Records from a dataset:
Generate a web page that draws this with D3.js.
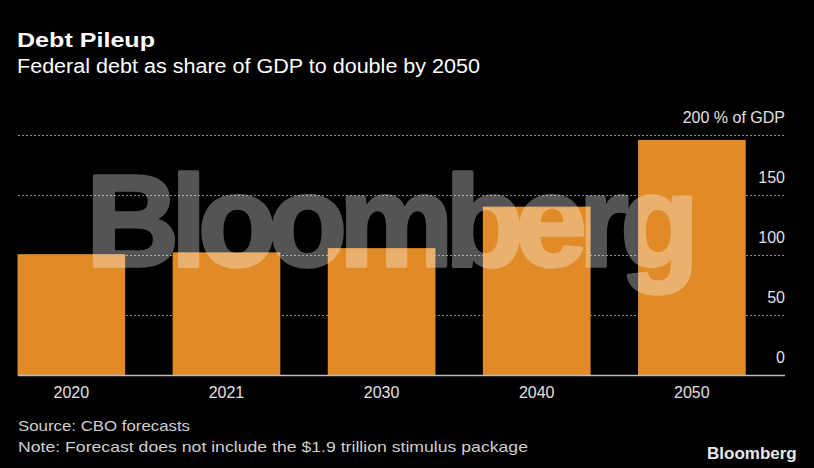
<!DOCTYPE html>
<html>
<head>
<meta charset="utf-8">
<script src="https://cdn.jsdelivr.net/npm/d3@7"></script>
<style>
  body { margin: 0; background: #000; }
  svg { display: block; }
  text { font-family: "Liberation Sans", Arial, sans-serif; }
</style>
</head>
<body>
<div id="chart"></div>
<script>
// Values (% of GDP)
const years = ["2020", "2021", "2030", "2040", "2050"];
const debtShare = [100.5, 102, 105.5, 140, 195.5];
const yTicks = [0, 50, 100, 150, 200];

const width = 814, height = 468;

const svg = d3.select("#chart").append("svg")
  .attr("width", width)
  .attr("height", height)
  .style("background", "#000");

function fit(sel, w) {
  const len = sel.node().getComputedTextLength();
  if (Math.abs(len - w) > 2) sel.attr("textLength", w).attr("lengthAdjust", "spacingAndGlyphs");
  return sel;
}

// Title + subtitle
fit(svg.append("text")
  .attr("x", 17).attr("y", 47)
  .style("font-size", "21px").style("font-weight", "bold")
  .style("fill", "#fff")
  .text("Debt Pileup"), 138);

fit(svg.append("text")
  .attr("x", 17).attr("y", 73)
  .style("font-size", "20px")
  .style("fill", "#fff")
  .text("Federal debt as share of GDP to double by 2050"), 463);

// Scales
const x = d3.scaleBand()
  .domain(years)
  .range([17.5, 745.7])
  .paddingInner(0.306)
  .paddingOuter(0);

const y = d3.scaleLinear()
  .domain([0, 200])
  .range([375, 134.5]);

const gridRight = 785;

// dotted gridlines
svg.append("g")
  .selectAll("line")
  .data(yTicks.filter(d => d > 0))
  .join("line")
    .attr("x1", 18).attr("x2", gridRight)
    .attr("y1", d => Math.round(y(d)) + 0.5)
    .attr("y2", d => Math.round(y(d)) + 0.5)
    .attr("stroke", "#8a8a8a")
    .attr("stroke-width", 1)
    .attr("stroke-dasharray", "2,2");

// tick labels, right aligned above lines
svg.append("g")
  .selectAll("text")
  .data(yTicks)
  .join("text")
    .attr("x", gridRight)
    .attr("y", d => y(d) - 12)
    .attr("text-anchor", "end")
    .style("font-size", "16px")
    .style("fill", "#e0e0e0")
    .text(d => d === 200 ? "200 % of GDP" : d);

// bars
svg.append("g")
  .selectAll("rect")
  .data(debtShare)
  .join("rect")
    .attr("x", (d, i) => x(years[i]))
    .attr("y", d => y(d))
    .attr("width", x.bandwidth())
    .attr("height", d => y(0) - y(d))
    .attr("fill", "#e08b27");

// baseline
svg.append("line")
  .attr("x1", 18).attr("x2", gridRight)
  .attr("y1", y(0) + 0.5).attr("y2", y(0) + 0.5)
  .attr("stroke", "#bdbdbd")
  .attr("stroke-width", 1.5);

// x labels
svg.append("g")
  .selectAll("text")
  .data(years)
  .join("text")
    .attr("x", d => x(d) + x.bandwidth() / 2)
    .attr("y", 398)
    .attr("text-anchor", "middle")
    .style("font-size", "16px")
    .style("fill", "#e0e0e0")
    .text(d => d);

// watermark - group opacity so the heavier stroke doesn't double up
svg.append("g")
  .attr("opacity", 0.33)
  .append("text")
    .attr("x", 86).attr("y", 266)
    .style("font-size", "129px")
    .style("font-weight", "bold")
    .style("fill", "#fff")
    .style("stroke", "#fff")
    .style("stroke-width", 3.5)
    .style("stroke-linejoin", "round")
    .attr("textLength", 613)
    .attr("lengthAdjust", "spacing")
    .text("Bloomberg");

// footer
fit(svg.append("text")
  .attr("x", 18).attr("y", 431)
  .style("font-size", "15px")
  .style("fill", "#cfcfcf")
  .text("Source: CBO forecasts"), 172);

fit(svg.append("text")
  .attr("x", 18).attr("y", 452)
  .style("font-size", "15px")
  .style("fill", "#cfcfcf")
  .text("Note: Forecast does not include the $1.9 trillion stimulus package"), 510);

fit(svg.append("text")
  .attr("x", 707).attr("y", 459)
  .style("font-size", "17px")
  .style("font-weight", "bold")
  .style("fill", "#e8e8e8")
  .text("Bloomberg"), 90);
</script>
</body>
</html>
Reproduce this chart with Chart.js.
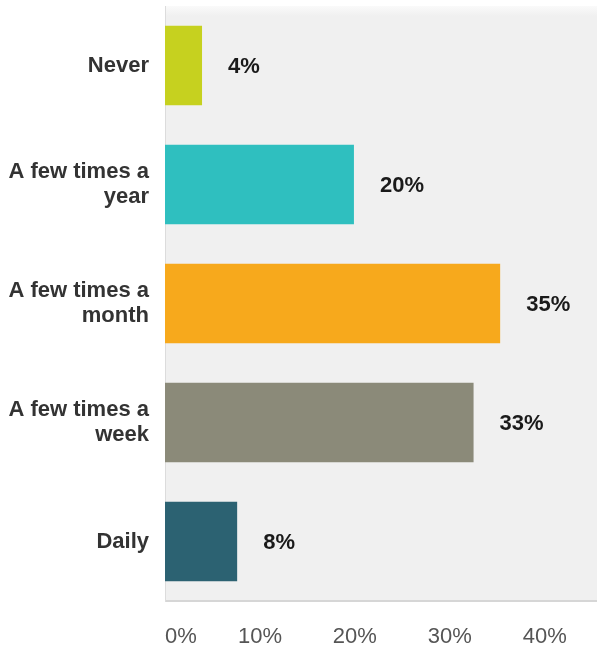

WHAT YOU ARE ASKED TO DO:
Where a line of the material above holds the string "this", copy that line.

WRITTEN ANSWER:
Generate a web page that draws this with D3.js.
Reproduce this chart with Chart.js.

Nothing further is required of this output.